The Campbell River School District has a new chair and vice-chair following Tuesday night’s inaugural meeting.
It was the first meeting for the new board of education since last month’s local government elections. Trustees pick their chair and vice-chair as the main order of business.
Going ahead, Richard Franklin will serve as chair after winning the position by acclamation, taking over from Susan Wilson, who continues to sit as a trustee.
John Kerr will step in as vice-chair after winning a vote among trustees over Daryl Hagen. Boards do not typically make the voting results public.
Both positions run until Oct. 31, 2019.
The meeting also marked the debut of new board members Kat Eddy and Shannon Briggs, who will join Franklin, Wilson, Kerr, Hagen and Joyce McMann.
Wilson and Briggs won positions by acclamation to represent Quadra Island and the Sayward Valley, respectively. The other five trustees were the top finishers among a field of 12 candidates in Campbell River.
Following the inaugural meeting, Franklin talked with the Mirror about some of the priorities for the board for the near future. One such practice is a change in how the district puts together its strategic plan. At present, the practice has been for board’s to work on a plan for the succeeding term, but Franklin said the new practice will be for each board to work on the plan for its time in office.
“I want the board to have complete ownership of the plan,” he said.
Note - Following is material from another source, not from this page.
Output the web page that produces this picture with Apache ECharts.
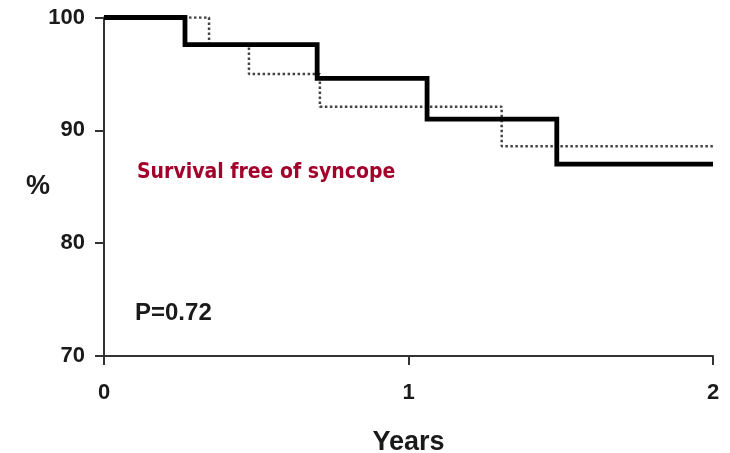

The new chair said one of the priorities for new superintendent Jeremy Morrow as identified during the hiring process is to collect the data the board will need to form the district’s strategic plan.
“It’ll be evidence-based decision-making,” he said.
Another challenge, Franklin said is around funding for education from the provincial government. At present, with more students this year, School District 72 is in good shape, he said, but it has had to use previous years’ surplus to balance the budget.
“That can’t continue forever,” he said.
This will become all the more a priority because of expected changes to the funding formula the province uses for district operating grants. In responses, as Franklin puts it, the district will need to find “adequate, sustainable and predictable” ways to operate the system. There are many areas where the district could use more resources in classrooms, such as funding for special needs students. In general, trustees will have to do more, he said, to support vulnerable students.
The district also faces capital funding issues too.
“Another big priority for us is the rebuild of Cedar school,” Franklin said.
The project, he added, is in the district’s 10-year capital plan. Franklin had worked as principal and vice-principal school at the school and knows Cedar is a unique community, but said the building was built decades ago during the baby boom and needs to be replaced. One consideration would be to find ways the school could serve as more of a community hub for its families, he added.